Pelaku kekerasan sebagian besar adalah suami dengan persentase 56,3 persen. Kekerasan dalam rumah tangga (KDRT) yang dialami perempuan penyebabnya beragam, ada yang karena suaminya cemburu, suami mabuk, masalah pekerjaan, himpitan pekerjaan yang dialami suami atau istri, atau pemicu yang lain.
"Kekerasan jenis apapun dan berbentuk apapun, berdampak signifikan terhadap kesehatan maupun kesejahteraan perempuan yang menjadi korban," kata Eni.
Dari data Survei Pengalaman Hidup Perempuan Nasional (SPHPN) 2021, menunjukkan satu dari empat perempuan berusia 15-64 tahun pernah mengalami kekerasan selama hidupnya. Kemudian, satu dari sembilan perempuan atau 11,3 persen pernah mengalami kekerasan fisik. Bentuk kekerasan yang dilakukan oleh suami atau pasangan yang terbanyak dialami perempuan adalah pembatasan perilaku, jumlahnya 30,9 persen.
"Jadi, (KDRT) masih sangat besar.
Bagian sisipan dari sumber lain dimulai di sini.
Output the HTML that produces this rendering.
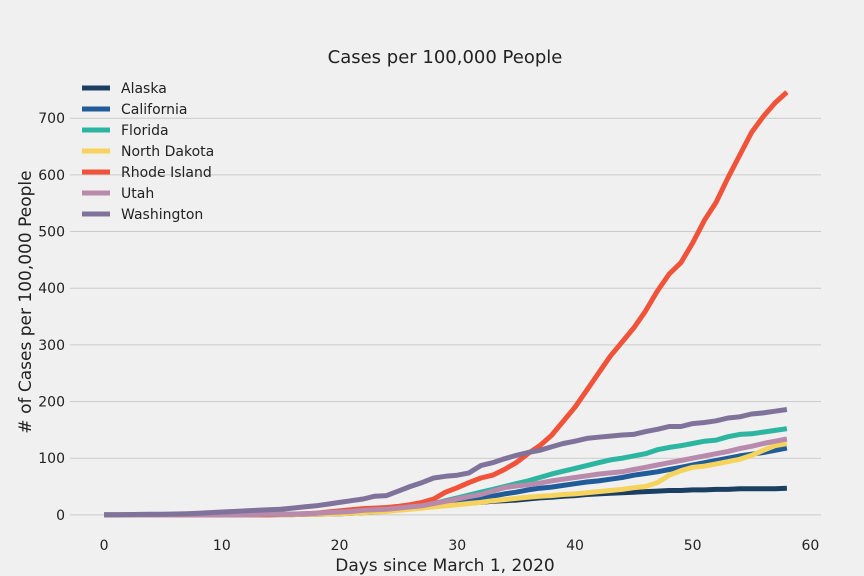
<!DOCTYPE html>
<html><head><meta charset="utf-8"><style>
body{margin:0;background:#f0f0f0;}
svg{display:block;font-family:"DejaVu Sans","Liberation Sans",sans-serif;}
</style></head><body>
<svg id="chart" width="864" height="576">
<rect width="864" height="576" fill="#f0f0f0"/>
<g id="grid"></g>
<g id="series"></g>
<g id="axes"></g>
<text x="445" y="63" text-anchor="middle" font-size="18" fill="#222">Cases per 100,000 People</text>
<text x="445" y="571" text-anchor="middle" font-size="17" fill="#222">Days since March 1, 2020</text>
<text transform="translate(31,302) rotate(-90)" text-anchor="middle" font-size="17" fill="#222"># of Cases per 100,000 People</text>
<g id="legend"></g>
</svg>
<script>
const names=["Alaska","California","Florida","North Dakota","Rhode Island","Utah","Washington"];
const colors=["#1b3f63","#1f5c99","#2cb5a0","#f6d35c","#f0533a","#b88aac","#80739b"];
const xTicks=[0,10,20,30,40,50,60];
const yTicks=[0,100,200,300,400,500,600,700];
const alaska=[0,0,0,0,0,0,0,0,0,0, 0,0,0,0,0,0.5,0.5,1,1,1.5, 2,3,4,5,7,9,11,13,15,17, 19,21,22,24,25,26,28,30,31,33, 34,36,37,38,39,40,41,42,43,43, 44,44,45,45,46,46,46,46,47];
const california=[0,0,0,0,0,0,0,0,0,0, 0,0,0,0,0.5,1,1,1.5,2,2.5, 3,4,5,7,8,10,12,14,17,20, 22,25,28,33,37,40,44,47,49,52, 55,58,60,63,66,70,73,76,80,84, 88,92,96,100,104,107,110,114,118];
const florida=[0,0,0,0,0,0,0,0,0,0, 0,0,0,0,0.5,1,1,1.5,2,2.5, 3,5,7,8,10,12,14,16,20,25, 30,35,40,45,50,55,60,66,72,77, 82,87,92,97,100,104,108,115,119,122, 126,130,132,138,142,143,146,149,152];
const northDakota=[0,0,0,0,0,0,0,0,0,0, 0,0,0,0,0,0.5,0.5,1,1,1.5, 2,3,4,5,6,8,10,12,14,16, 18,20,22,25,27,29,31,33,34,36, 37,39,41,43,45,48,50,57,70,78, 84,86,90,94,98,105,114,122,126];
const rhodeIsland=[0,0,0,0,0,0,0,0,0,0, 0,0,0,0,0,1,1,2,3,5, 7,9,11,12,13,15,18,22,28,40, 48,57,65,70,80,92,108,122,140,165, 190,220,250,280,305,330,360,395,425,445, 480,520,552,595,635,675,703,727,746];
const utah=[0,0,0,0,0,0,0,0,0,0, 0,0,0,0.5,1,1,1.5,2,3,4, 5,6,8,9,10,12,14,16,20,24, 28,32,36,42,48,51,53,56,60,63, 66,69,72,74,76,80,84,88,92,96, 100,104,108,112,117,121,126,130,134];
const washington=[0,0,0.5,0.8,1,1,1.5,2,3,4, 5,6,7,8,9,10,12,14,16,19, 22,25,28,33,34,42,50,57,65,68, 70,74,87,92,99,105,110,114,120,126, 130,135,137,139,141,142,147,151,156,156, 161,163,166,171,173,178,180,183,186];
const seriesData=[alaska,california,florida,northDakota,rhodeIsland,utah,washington];

const NS="http://www.w3.org/2000/svg";
const L=70,R=821,T=71,B=536;
const xMin=-2.9,xMax=60.9,yMin=-37.3,yMax=783.3;
function sx(v){return L+(v-xMin)/(xMax-xMin)*(R-L);}
function sy(v){return B-(v-yMin)/(yMax-yMin)*(B-T);}
function mk(tag,attrs,parent){const e=document.createElementNS(NS,tag);for(const k in attrs)e.setAttribute(k,attrs[k]);parent.appendChild(e);return e;}
const grid=document.getElementById('grid'),axes=document.getElementById('axes');
yTicks.forEach(v=>{
  const ln=mk('line',{x1:L,x2:R,y1:sy(v),y2:sy(v),stroke:'#cbcbcb','stroke-width':1},grid);
  
  
  const t=mk('text',{x:L-5,y:sy(v)+5,'text-anchor':'end','font-size':14,fill:'#222'},axes);
  t.textContent=v;
  
  
});
xTicks.forEach(v=>{
  const t=mk('text',{x:sx(v),y:550,'text-anchor':'middle','font-size':14,fill:'#222'},axes);
  t.textContent=v;
  
  
});
const sg=document.getElementById('series');
seriesData.forEach((d,i)=>{
  const pts=d.map((v,j)=>sx(j).toFixed(1)+','+sy(v).toFixed(1)).join(' ');
  const p=mk('polyline',{points:pts,fill:'none',stroke:colors[i],'stroke-width':5,'stroke-linejoin':'round'},sg);
  
  
});
const lg=document.getElementById('legend');
names.forEach((n,i)=>{
  const y=88+i*21;
  const ln=mk('line',{x1:82,x2:110,y1:y,y2:y,stroke:colors[i],'stroke-width':5},lg);
  
  
  const t=mk('text',{x:121,y:y+5,'font-size':14,fill:'#222'},lg);
  t.textContent=n;
  
  
});
</script>
</body></html>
Kondisi ini selaras dengan persepsi dan sikap perempuan yang disurvei ya tentunya, tapi mewakili populasi perempuan Indonesia, yang menyatakan bahwa setuju terhadap pernyataan istri yang baik memang harus patuh pada suami meskipun bertentangan dengan keinginan istri," kata Eni Widiyanti.